Hi,When we start trial runs for time in the crate and increase the amount of time, must we do it everyday?And should we increase it to the same, full length of time for their planned trip?We are moving our Labs to the U.K. from South Africa.Thanks.

By on August 7, 2017 at 9:21 am

Hi Priv, thanks for the question! We're glad to hear you're working on crate training your dogs -- this is such an important part of planning safe pet travel.

Essentially every dog is going to be a little different, but you should aim to get to a place where your dogs are comfortable entering the crate and staying there with the door shut for a good amount of time (such as when you leave the house for a few hours). We wouldn't say it's necessary to work up to the full length of time they'll be in transit, they should just view the crate as a safe and positive place to be.

Hope that helps! Just let us know if you have more questions.


By Antonios sorina on October 22, 2017 at 3:05 am

Hi! I have a french bulldog and I'm anlage to take him with me whend I travel home from Beirut to romania ...usually is 2hr flight tarom but I'm scare to travel with them,when i bring him with me they didn't accept this sub noise so i came with lufthansa but was a puppy and I'm going to take lufthansa or Airfrace better if i don't sleep him no,and witch one is better?

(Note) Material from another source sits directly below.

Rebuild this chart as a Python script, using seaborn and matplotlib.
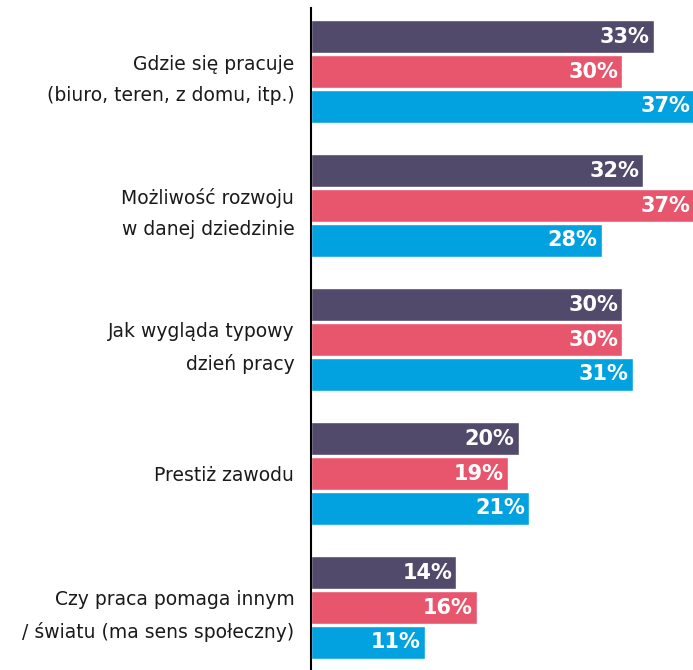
import matplotlib
matplotlib.use("Agg")
import matplotlib.pyplot as plt
import seaborn as sns
import pandas as pd

categories = [
    "Gdzie się pracuje\n(biuro, teren, z domu, itp.)",
    "Możliwość rozwoju\nw danej dziedzinie",
    "Jak wygląda typowy\ndzień pracy",
    "Prestiż zawodu",
    "Czy praca pomaga innym\n/ światu (ma sens społeczny)",
]
series = ["Grupa 1", "Grupa 2", "Grupa 3"]
values_1 = [33, 32, 30, 20, 14]
values_2 = [30, 37, 30, 19, 16]
values_3 = [37, 28, 31, 21, 11]
colors = ["#524a6a", "#e8566e", "#02a1df"]

rows = []
for name, vals in zip(series, [values_1, values_2, values_3]):
    for cat, v in zip(categories, vals):
        rows.append({"kategoria": cat, "grupa": name, "wartosc": v})
df = pd.DataFrame(rows)

sns.set_style("white")
plt.rcParams["font.family"] = ["DejaVu Sans"]

fig = plt.figure(figsize=(6.93, 6.70), dpi=100)
ax = fig.add_axes([311 / 693, 0, 1 - 311 / 693, 1 - 8 / 670])

sns.barplot(data=df, y="kategoria", x="wartosc", hue="grupa", orient="h",
            palette=colors, width=0.78, gap=0.04, legend=False, ax=ax,
            saturation=1)

for container in ax.containers:
    for bar in container:
        w = bar.get_width()
        ax.annotate(f"{w:.0f}%", (w, bar.get_y() + bar.get_height() / 2),
                    xytext=(-3, 0), textcoords="offset points",
                    ha="right", va="center", color="white",
                    fontsize=15, fontweight="bold", annotation_clip=False)

ax.set_xlim(0, 36.8)
ax.set_ylim(4.466, -0.474)
ax.set_xlabel("")
ax.set_ylabel("")
ax.set_xticks([])
ax.tick_params(axis="y", length=0, pad=12, labelsize=13.5, labelcolor="#1a1a1a")
for lab in ax.get_yticklabels():
    lab.set_horizontalalignment("right")
    lab.set_multialignment("right")
    lab.set_linespacing(1.8)
for side in ["top", "right", "bottom"]:
    ax.spines[side].set_visible(False)
ax.spines["left"].set_color("black")
ax.spines["left"].set_linewidth(1.5)

fig.savefig("out.png", dpi=100)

Please I'm so panicked cos his everything for me love so much and if something happen i won't forget my self ...

By on October 23, 2017 at 9:17 am

Hi Antonios!

We have flown many French Bulldogs internationally with Lufthansa, since they allow snub-nosed breeds under certain temperature restrictions. Because of this, we would certainly recommend looking into booking your dog with them.

Also, sedation is not allowed - this is why we stress the importance of crate training and making sure that your dog is as comfortable with his travel crate as possible. Try some of our tips above and speak with your vet if you find you are having trouble. Many vets can offer pet behavior advice to better help with crate training if the basics are not working.

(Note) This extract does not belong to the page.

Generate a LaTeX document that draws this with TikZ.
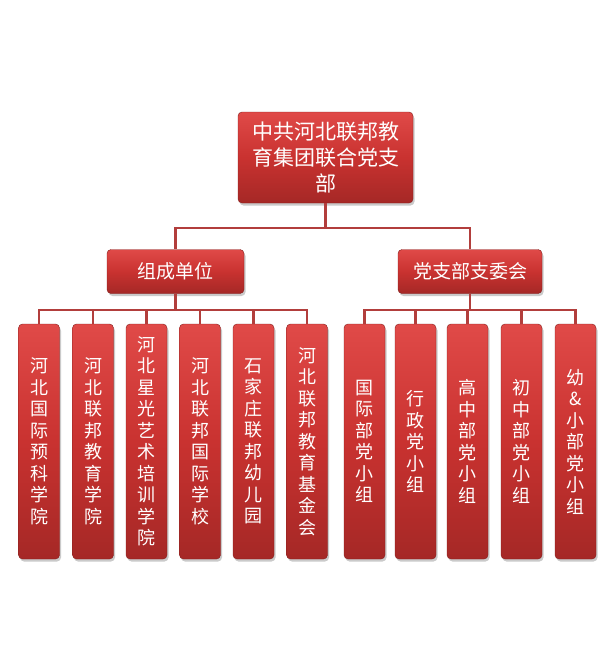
\documentclass[tikz,border=0pt]{standalone}
\usepackage{fontspec}
\newfontfamily\cjk{Noto Sans CJK SC}
\usetikzlibrary{shadows}
\definecolor{boxtop}{HTML}{E04A48}
\definecolor{boxmid}{HTML}{C93230}
\definecolor{boxbot}{HTML}{A52826}
\definecolor{linec}{HTML}{B23E3C}
\tikzset{
  redbox/.style={rectangle, rounded corners=4pt, top color=boxtop, bottom color=boxbot, middle color=boxmid,
    draw=boxbot!80!black, line width=0.4pt, text=white, inner sep=0pt, align=center,
    drop shadow={shadow xshift=1.5pt, shadow yshift=-2.5pt, opacity=0.35, fill=black!60}},
  topbox/.style={redbox, minimum width=175pt, minimum height=91pt, font=\cjk\fontsize{21}{26}\selectfont},
  midbox/.style={redbox, minimum height=44pt, font=\cjk\fontsize{19}{23}\selectfont},
  leafbox/.style={redbox, minimum width=41pt, minimum height=235pt, font=\cjk\fontsize{18}{21.5}\selectfont},
  conn/.style={draw=linec, line width=2.4pt}
}
\begin{document}
\begin{tikzpicture}[x=1pt,y=-1pt]
\useasboundingbox (0,0) rectangle (614,672);
\node[topbox] (top) at (325.5,157.5) {中共河北联邦教\\育集团联合党支\\部};
\node[midbox, minimum width=137pt] (lmid) at (175.5,271.5) {组成单位};
\node[midbox, minimum width=144pt] (rmid) at (470,271.5) {党支部支委会};

\node[leafbox] (l1) at (39,441.5) {河\\北\\国\\际\\预\\科\\学\\院};
\node[leafbox] (l2) at (93,441.5) {河\\北\\联\\邦\\教\\育\\学\\院};
\node[leafbox] (l3) at (146.5,441.5) {河\\北\\星\\光\\艺\\术\\培\\训\\学\\院};
\node[leafbox] (l4) at (200,441.5) {河\\北\\联\\邦\\国\\际\\学\\校};
\node[leafbox] (l5) at (253.5,441.5) {石\\家\\庄\\联\\邦\\幼\\儿\\园};
\node[leafbox] (l6) at (307,441.5) {河\\北\\联\\邦\\教\\育\\基\\金\\会};

\node[leafbox] (r1) at (364.5,441.5) {国\\际\\部\\党\\小\\组};
\node[leafbox] (r2) at (415.5,441.5) {行\\政\\党\\小\\组};
\node[leafbox] (r3) at (467.5,441.5) {高\\中\\部\\党\\小\\组};
\node[leafbox] (r4) at (521.5,441.5) {初\\中\\部\\党\\小\\组};
\node[leafbox] (r5) at (575.5,441.5) {幼\\\&\\小\\部\\党\\小\\组};

\draw[conn] (top.south) -- ++(0,25) coordinate (tb) -| (lmid.north);
\draw[conn] (tb) -| (rmid.north);
\foreach \n in {l1,l2,l3,l4,l5,l6}{
  \draw[conn] (lmid.south) -- ++(0,16) -| (\n.north);
}
\foreach \n in {r1,r2,r3,r4,r5}{
  \draw[conn] (rmid.south) -- ++(0,16) -| (\n.north);
}
\end{tikzpicture}
\end{document}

We hope this helps! Please feel free to reach out to us here if you would like further assistance with your move - we are happy to help!

By charlotte on November 22, 2017 at 5:39 pm

The reason I was thinking about sedation or anti anxious medication is because it is not the crate my dog has a problem with...he's fine in a crate....he just cant stand the sound of the wind!! He goes crazy on stormy nights at the sound of the wind, he will literally bark and drive himself nuts for hours and hours....I can't begin to imagine what the sound of being in the cargo section of a 747 will be like for him...the sounds of take off and the sounds of the flight itself and turbulence and landing....we are flying from NZ to UK so the that level of anxiety for that many hours just really worries me. Any suggestions?

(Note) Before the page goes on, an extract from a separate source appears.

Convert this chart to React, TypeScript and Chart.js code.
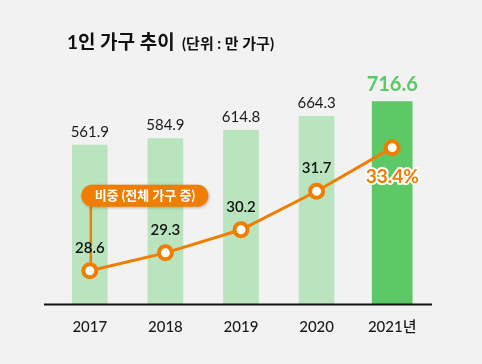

By on November 27, 2017 at 11:36 am

Hi Charlotte!

We're sorry to hear about your dog's anxiety - we know that can be tough on both you and him!

In the past for highly anxious pets, we've recommended adding extra "home comforts" to the kennel for travel. A blanket that smells like you or an old shirt may help him to feel a little calmer. Other than that, we've had clients look into some natural calming remedies, like pheromone sprays, to help with their pet's anxiety.

I know right now it may seem like it will be impossible for him to not stress out during travel, but we've had many anxious pets handle the journey without any issue. Most of the time, because the cargo hold is dimly lit, pets just end up sleeping throughout their journey.

We hope this helps somewhat, Charlotte, and hope both of you have a safe flight to the UK!